Alameda And Its Alumni Are All Over Celsius

Is it possible to escape Sam Bankman-Fried (SBF) and Alameda Research’s tentacles in the crypto ecosystem? I think not. Two of the biggest unsecured creditors to Celsius are Alameda Research and another company founded by one of its alumni.

The biggest unsecured creditor to Celsius is Pharos USD Fund based in Cayman Islands. The lending firm owes $81 million to Pharos. A little bit of digging via the fund’s contact information listed in Celsius’ filing led me to Lantern Ventures, a London-based digital asset trading firm that donates 50% of its profits to “highly effective” charities.

The firm was founded in 2020 and is led by Tara MacAulay, an Alameda Research co-founder. According to CB Insights, Lantern Ventures raised $100,000 from investors in 2020 and currently has around $400 million assets under management (AUM). Celsius owes $12.7 million to Alameda Research. SBF is supposed to have considered acquiring Celsius but abandoned the effort after finding a “$2 billion hole” in its balance sheet.

I attempted to contact other creditors listed in Celsius’ filing. One of them, ICB Solutions, had Google Voice screening for all calls. The person I spoke to refused to divulge his name and said he’d get back after finishing “an aquarium visit” with his kids. ICB does not have a website and is owed $13.3 million from Celsius. There is not much information available about the Caen Group, another unsecured creditor to the company, a limited liability company based in California.

Celsius And Its DeFi Exposure

According to the filing, Celsius had loans of $648 million at decentralized platform (DeFi) platforms. These were collateralized by $1.61 billion in crypto assets. Such loans are made using smart contracts that encode and enforce loan terms algorithmically. Many recent pieces have documented Celsius’ repayment of its loans.

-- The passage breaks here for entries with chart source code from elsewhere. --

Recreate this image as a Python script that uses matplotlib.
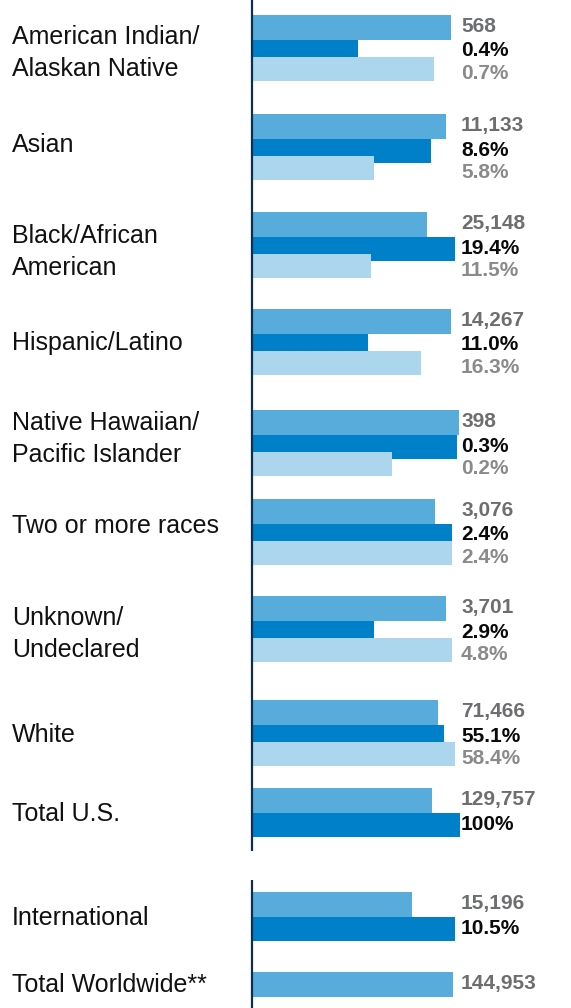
import matplotlib
matplotlib.use("Agg")
import matplotlib.pyplot as plt

# ---------------- data ----------------
categories = [
    "American Indian/\nAlaskan Native",
    "Asian",
    "Black/African\nAmerican",
    "Hispanic/Latino",
    "Native Hawaiian/\nPacific Islander",
    "Two or more races",
    "Unknown/\nUndeclared",
    "White",
    "Total U.S.",
    "International",
    "Total Worldwide**",
]
count_labels = ["568", "11,133", "25,148", "14,267", "398", "3,076", "3,701",
                "71,466", "129,757", "15,196", "144,953"]
share_labels = ["0.4%", "8.6%", "19.4%", "11.0%", "0.3%", "2.4%", "2.9%",
                "55.1%", "100%", "10.5%", None]
ref_labels = ["0.7%", "5.8%", "11.5%", "16.3%", "0.2%", "2.4%", "4.8%",
              "58.4%", None, None, None]

# bar lengths as drawn in the reference (arbitrary display units)
count_bar = [198, 193, 174, 198, 206, 182, 193, 185, 179, 159, 200]
share_bar = [105, 178, 202, 115, 204, 199, 121, 191, 207, 202, None]
ref_bar = [181, 121, 118, 168, 139, 199, 199, 202, None, None, None]

# ---------------- layout ----------------
W, H = 571, 1008
group_top = [15, 114, 212, 309, 410, 499, 596, 700, 788, 892, 972]
cat_baseline = [44, 152, 243, 350, 430, 533, 625, 742, 821, 925, 992]
line_gap = 32
x0 = 253
label_x = 461
bar_h = 24.5
offsets = [0, 24.5, 41.5]

c_count = "#58acdb"
c_share = "#0080c8"
c_ref = "#acd6ee"
axis_col = "#0c2f50"

fig = plt.figure(figsize=(W / 100, H / 100), dpi=100)
ax = fig.add_axes([0, 0, 1, 1])
ax.set_xlim(0, W)
ax.set_ylim(H, 0)
ax.axis("off")

cat_font = dict(family=["Liberation Sans", "DejaVu Sans"], fontsize=18, color="#111111")
val_font = dict(family=["Liberation Sans", "DejaVu Sans"], fontsize=15, fontweight="bold")

for i, cat in enumerate(categories):
    g = group_top[i]
    series = [(count_bar[i], c_count), (share_bar[i], c_share), (ref_bar[i], c_ref)]
    for k, (val, col) in enumerate(series):
        if val is None:
            continue
        ax.barh(g + offsets[k], val, left=x0, height=bar_h, align="edge",
                color=col, linewidth=0, zorder=2 + k)
    # value labels
    ax.text(label_x, g + 17, count_labels[i], color="#6d6e70", va="baseline", ha="left", **val_font)
    if share_labels[i] is not None:
        ax.text(label_x, g + 41.5, share_labels[i], color="#0a0a0a", va="baseline", ha="left", **val_font)
    if ref_labels[i] is not None:
        ax.text(label_x, g + 64, ref_labels[i], color="#8a8a8a", va="baseline", ha="left", **val_font)
    # category labels
    for j, line in enumerate(cat.split("\n")):
        ax.text(12, cat_baseline[i] + j * line_gap, line, va="baseline", ha="left", **cat_font)

# vertical axis lines
ax.plot([252, 252], [0, 851], color=axis_col, lw=1.6, zorder=10, solid_capstyle="butt")
ax.plot([252, 252], [880, H], color=axis_col, lw=1.6, zorder=10, solid_capstyle="butt")

fig.savefig("out.png", dpi=100)
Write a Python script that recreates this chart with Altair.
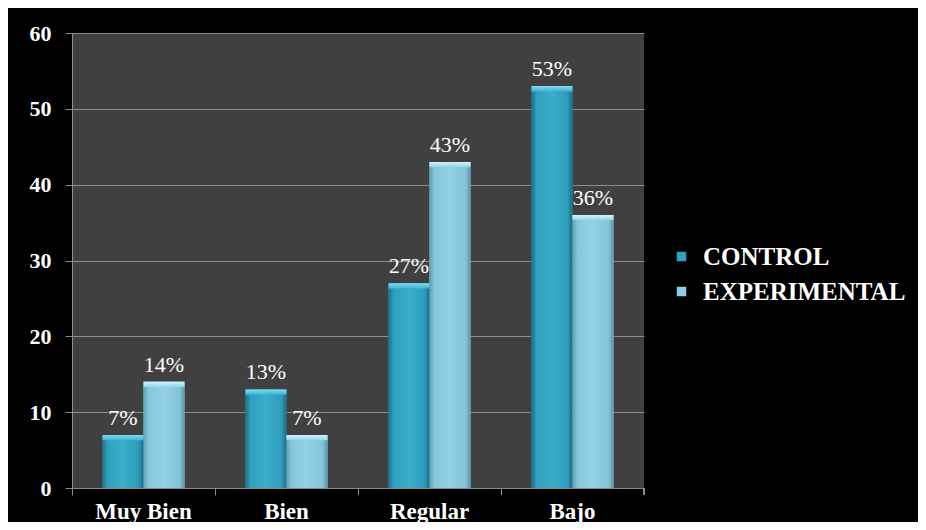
import altair as alt
import pandas as pd

categories = ["Muy Bien", "Bien", "Regular", "Bajo"]
series_names = ["CONTROL", "EXPERIMENTAL"]
control = [7, 13, 27, 53]
experimental = [14, 7, 43, 36]
y_ticks = [0, 10, 20, 30, 40, 50, 60]

rows = []
for c, v in zip(categories, control):
    rows.append({"cat": c, "serie": "CONTROL", "valor": v, "etiqueta": f"{v}%"})
for c, v in zip(categories, experimental):
    rows.append({"cat": c, "serie": "EXPERIMENTAL", "valor": v, "etiqueta": f"{v}%"})
df = pd.DataFrame(rows)

W, H = 572, 455
FONT = "Liberation Serif"

x_enc = alt.X("cat:N", sort=categories, title=None,
              scale=alt.Scale(paddingInner=0, paddingOuter=0),
              axis=alt.Axis(labelAngle=0, labelFontSize=23, labelFontWeight="bold",
                            labelColor="white", labelFont=FONT, labelPadding=5,
                            domainColor="#8c8c8c", tickColor="#8c8c8c", tickSize=7,
                            bandPosition=0, grid=False))
xoff_enc = alt.XOffset("serie:N", sort=series_names,
                       scale=alt.Scale(paddingOuter=0.744, paddingInner=0))
y_enc = alt.Y("valor:Q", title=None,
              scale=alt.Scale(domain=[0, 60], nice=False),
              axis=alt.Axis(values=y_ticks, labelFontSize=22, labelFontWeight="bold",
                            labelColor="white", labelFont=FONT, labelPadding=14,
                            domainColor="#8c8c8c", tickColor="#8c8c8c", tickSize=7,
                            gridColor="#8c8c8c", gridWidth=1))

base = alt.Chart(df).encode(x=x_enc, xOffset=xoff_enc, y=y_enc)

bars = base.mark_bar().encode(
    color=alt.Color("serie:N", sort=series_names,
                    scale=alt.Scale(domain=series_names, range=["#2fa2c0", "#8ccde3"]),
                    legend=alt.Legend(title=None, orient="none", legendX=597, legendY=211,
                                      symbolType="square", symbolSize=90,
                                      symbolStrokeWidth=0, labelLimit=400,
                                      labelFontSize=25, labelFontWeight="bold",
                                      labelColor="white", labelFont=FONT,
                                      labelOffset=9, rowPadding=9))
)

grad_control = alt.Gradient(
    gradient="linear", x1=0, x2=1, y1=0, y2=0,
    stops=[alt.GradientStop(color="#1c6f88", offset=0),
           alt.GradientStop(color="#2f9fbd", offset=0.12),
           alt.GradientStop(color="#3aaecb", offset=0.5),
           alt.GradientStop(color="#2e9bb9", offset=0.88),
           alt.GradientStop(color="#1b6a82", offset=1)])
grad_exp = alt.Gradient(
    gradient="linear", x1=0, x2=1, y1=0, y2=0,
    stops=[alt.GradientStop(color="#5f9fb4", offset=0),
           alt.GradientStop(color="#85c6dc", offset=0.12),
           alt.GradientStop(color="#92d2e7", offset=0.5),
           alt.GradientStop(color="#84c3d8", offset=0.88),
           alt.GradientStop(color="#5b97ab", offset=1)])

bars_c = base.mark_bar(color=grad_control).transform_filter(alt.datum.serie == "CONTROL")
bars_e = base.mark_bar(color=grad_exp).transform_filter(alt.datum.serie == "EXPERIMENTAL")

# light bevel cap at the top of each bar
cap_c = base.mark_bar(color=alt.Gradient(
    gradient="linear", x1=0, x2=0, y1=0, y2=1,
    stops=[alt.GradientStop(color="#7fdcf2", offset=0),
           alt.GradientStop(color="#3fb3d0", offset=1)])).transform_filter(
    alt.datum.serie == "CONTROL").transform_calculate(
    lo="datum.valor - 0.7").encode(y2="lo:Q")
cap_e = base.mark_bar(color=alt.Gradient(
    gradient="linear", x1=0, x2=0, y1=0, y2=1,
    stops=[alt.GradientStop(color="#d2f3fb", offset=0),
           alt.GradientStop(color="#93d3e8", offset=1)])).transform_filter(
    alt.datum.serie == "EXPERIMENTAL").transform_calculate(
    lo="datum.valor - 0.7").encode(y2="lo:Q")

labels = base.mark_text(baseline="alphabetic", dy=-10, fontSize=22, font=FONT,
                        color="white").encode(text="etiqueta:N")

end_tick = alt.Chart(df).mark_rule(color="#8c8c8c").encode(
    x=alt.value(W), y=alt.value(H), y2=alt.value(H + 7))

chart = alt.layer(bars, bars_c, bars_e, cap_c, cap_e, labels, end_tick).properties(
    width=W, height=H,
    autosize=alt.AutoSizeParams(type="none"),
    padding={"left": 64, "top": 25, "right": 274, "bottom": 34},
    background="black",
).configure_view(fill="#404040", stroke=None)

chart.save("out.html", embed_options={"renderer": "svg", "actions": False})
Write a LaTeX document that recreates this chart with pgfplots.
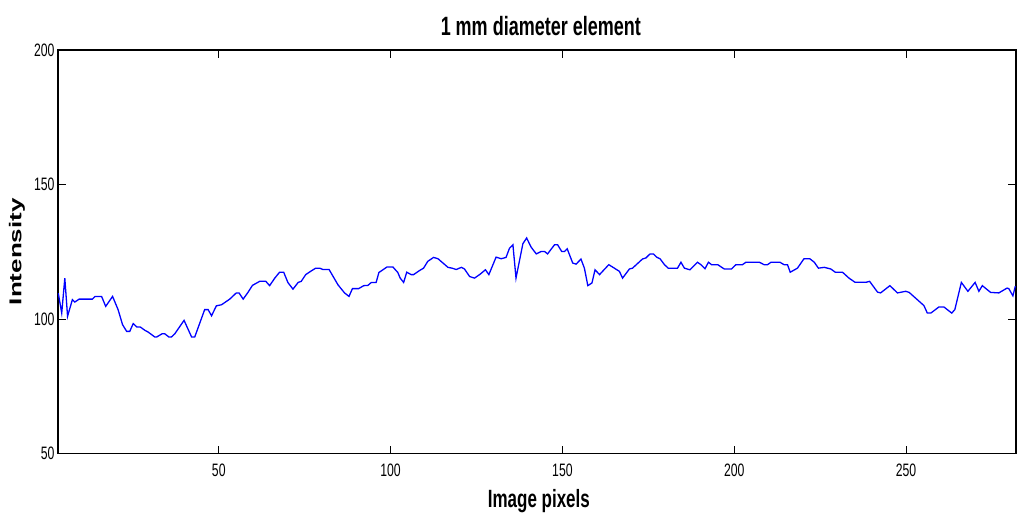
\documentclass[border=0pt]{standalone}
\usepackage{fontspec}
\setmainfont{Liberation Sans}[FakeStretch=0.68]
\newfontfamily\plainfont{Liberation Sans}
\usepackage{graphicx}
\usepackage{pgfplots}
\pgfplotsset{compat=1.18}
\begin{document}
\begin{tikzpicture}
\begin{axis}[name=ax,
  scale only axis, width=959pt, height=404pt,
  xmin=3.2, xmax=282, ymin=50, ymax=200,
  xtick={50,100,150,200,250}, ytick={50,100,150,200},
  tick align=inside, major tick length=8pt,
  every tick/.style={black, line width=0.8pt},
  axis line style={line width=1.5pt},
  /pgf/number format/assume math mode=true,
  ticklabel style={font=\fontsize{18}{20}\selectfont},
  xticklabel style={yshift=-7pt},
  title={1 mm diameter element},
  title style={font=\bfseries\fontsize{26.5}{28}\selectfont, at={(axis description cs:0.504,1.021)}, anchor=base},
  xlabel={Image pixels},
  xlabel style={font=\bfseries\fontsize{25}{28}\selectfont, at={(axis description cs:0.502,-0.1337)}, anchor=base},
  ylabel={\scalebox{1}[0.66]{\plainfont\bfseries\fontsize{26}{28}\selectfont Intensity}},
  ylabel style={at={(axis description cs:-0.0428,0.5)}, anchor=center},
]
\addplot[blue, line width=1.3pt] coordinates {
(3.3,109.6) (4.3,102.2) (5.2,115.2) (6.0,101.0) (7.4,107.2) (8.1,106.3) (9.4,107.4)
(13.2,107.4) (14.0,108.4) (15.9,108.4) (17.1,104.7) (19.1,108.4) (20.7,103.5)
(22.0,97.9) (23.2,95.4) (24.1,95.4) (25.1,98.3) (26.2,97.0) (27.2,97.0) (28.5,95.8)
(29.4,95.2) (31.4,93.3) (31.9,93.3) (33.5,94.5) (34.3,94.5) (35.5,93.3) (36.2,93.3)
(37.2,94.5) (39.9,99.5) (42.1,93.3) (43.0,93.3) (45.9,103.5) (46.9,103.5)
(47.9,101.2) (49.3,104.9) (50.8,105.3) (53.2,107.4) (55.1,109.7) (55.9,109.7)
(57.1,107.4) (58.5,109.9) (59.8,112.5) (61.9,114.0) (63.7,114.0) (64.8,112.4)
(66.3,115.2) (67.7,117.4) (68.9,117.4) (70.1,113.6) (71.6,111.1) (73.1,113.6)
(74.0,114.0) (75.3,116.5) (76.7,117.7) (78.2,118.9) (79.4,118.9) (80.3,118.4)
(82.1,118.4) (84.7,112.7) (86.6,109.7) (87.9,108.4) (88.9,111.3) (90.7,111.3)
(92.2,112.4) (93.4,112.5) (94.4,113.6) (95.8,113.6) (96.6,117.3) (98.0,118.5)
(98.9,119.3) (100.7,119.3) (102.1,117.3) (102.8,115.2) (103.8,113.6) (104.7,117.4)
(106.0,116.5) (106.7,116.5) (108.4,118.0) (109.6,118.9) (110.8,121.4) (112.5,122.9)
(113.8,122.4) (116.7,119.2) (117.9,118.9) (119.1,118.4) (120.6,119.2) (121.5,118.6)
(123.0,115.8) (124.4,115.2) (125.9,116.5) (127.6,118.3) (128.6,116.5) (130.7,123.0)
(132.2,122.4) (133.6,122.9) (134.6,126.3) (135.6,127.6) (136.5,115.2) (138.5,128.0)
(139.6,130.1) (140.9,126.7) (142.4,124.2) (143.8,125.1) (144.8,125.1) (145.7,124.2)
(147.7,127.6) (148.6,127.6) (149.8,125.1) (150.6,125.1) (151.4,126.1) (153.0,120.8)
(154.0,120.4) (155.4,122.3) (156.4,118.9) (157.4,112.4) (158.6,113.4) (159.5,118.3)
(160.8,116.5) (163.5,120.2) (166.6,117.7) (167.5,115.2) (169.5,118.6) (170.4,118.9)
(173.3,122.3) (174.3,122.7) (175.5,124.2) (176.5,124.2) (177.4,123.0) (178.4,122.4)
(179.7,120.2) (180.8,118.9) (183.5,118.9) (184.5,121.1) (185.5,118.9) (187.1,118.3)
(189.3,121.1) (190.3,120.2) (191.5,118.7) (192.5,121.1) (193.4,120.2) (195.2,120.2)
(197.1,118.6) (199.2,118.6) (200.5,120.2) (202.4,120.2) (203.4,121.1) (207.3,121.1)
(208.7,120.2) (209.7,120.2) (210.7,121.1) (213.3,121.1) (214.5,120.2) (215.5,120.2)
(216.3,117.4) (218.4,118.9) (220.3,122.4) (222.0,122.4) (223.3,121.1) (224.5,118.9)
(226.2,119.2) (228.1,118.6) (229.4,117.4) (231.5,117.4) (233.4,115.2) (235.1,113.7)
(238.5,113.7) (239.4,114.0) (241.7,110.0) (242.6,109.7) (245.3,112.4) (247.5,109.7)
(249.9,110.3) (250.9,109.9) (255.2,105.0) (256.2,102.2) (257.2,102.2) (259.6,104.5)
(261.0,104.5) (263.3,102.2) (264.2,103.5) (266.1,113.6) (268.0,110.3) (270.1,113.6)
(271.2,110.3) (272.2,112.4) (274.6,109.9) (277.0,109.7) (279.4,111.5) (279.9,111.3)
(281.1,108.6) (281.8,112.2)
};
\end{axis}
\pgfresetboundingbox
\path ([shift={(-58pt,-60pt)}]ax.south west) rectangle ([shift={(1pt,50pt)}]ax.north east);
\end{tikzpicture}
\end{document}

But they do not provide much detail into the terms and circumstances of those loans. For example, did an expiration of loan terms necessitate Celsius’ repayment? The answer is unclear, and the filing does not provide an answer.

Another important question here relates to the order in which creditors are repaid. Debt tranches are common in traditional finance. That is, creditors are repaid in the order of the seniority of their debt. Does Celsius’ repayment of its DeFi loans mean that the lending firm’s customers are the last in line for repayment?